Frequently asked questions
What is keigo in Japanese?
Keigo (敬語) is the honorific language system in Japanese: a set of grammatical forms and specialized vocabulary used to express respect, humility, or politeness depending on your relationship to the listener and the people you are speaking about. It is essential in formal situations and business Japanese, and built into everyday Japanese speech as a way of acknowledging social standing.
What are the three types of keigo?
The three main types are teineigo (丁寧語), the polite です・ます form; sonkeigo (尊敬語), the respectful form that raises the other person's actions; and kenjougo (謙譲語), the humble form that lowers your own actions to show respect.
What is the difference between sonkeigo and kenjougo?
Sonkeigo raises the listener by elevating their actions (なさる, 召し上がる, いらっしゃる), so you use it for what the other person does. Kenjougo lowers you or your in-group (いたす, 伺う, 申し上げる), so you use it for your own actions. The respect lands on the listener either way; the difference is whose action you are describing.
When do you have to use keigo, and when is です・ます enough?
Teineigo (です・ます) is enough for most daily interactions: shops, classmates, casual acquaintances. Full sonkeigo and kenjougo become necessary in formal situations and at work, such as speaking with clients, job hunting, or representing a company on the phone.
Is teineigo the same as keigo?
Teineigo is one type of keigo, not a separate category. It is the polite form (です・ます). Keigo as a whole also includes the respectful (sonkeigo) and humble (kenjougo) forms, plus, in the official model, courteous language and beautification.
What is the uchi/soto rule, and why do you humble your own boss?
Uchi (inside) is your in-group; soto (outside) is everyone else. When you speak to someone in the soto, you humble your entire uchi, including superiors. That is why you drop your boss's honorific title and use humble forms about them when talking to a client: to the outsider, your boss is part of your group.
Do Japanese people expect foreigners to use perfect keigo?
Generally, no. Most Japanese people tend to be forgiving of learners who get keigo wrong, and even native speakers make mistakes with it. Understanding keigo when you read or hear it comes first; producing it well comes with exposure and practice.
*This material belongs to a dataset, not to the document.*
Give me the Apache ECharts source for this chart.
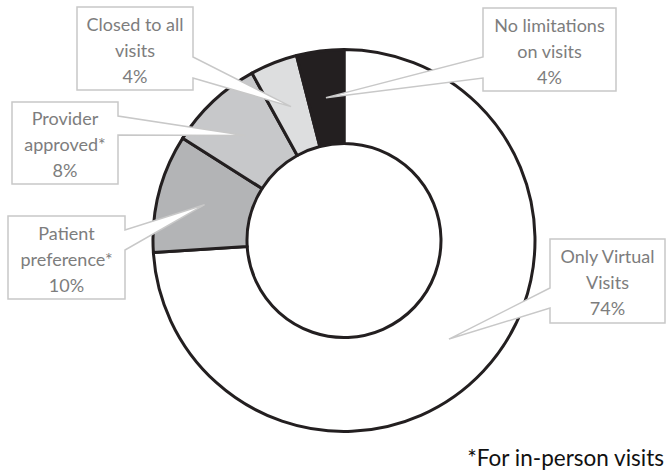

How do I actually remember keigo verbs and set phrases?
Repeated exposure in real context, not memorizing tables. Read Japanese where keigo appears (business writing, formal announcements, customer-facing text), look up the set verbs you meet, and review them on a spaced schedule so they come back until they stick. A lookup-and-save loop like immit's turns each encounter into a card you will see again.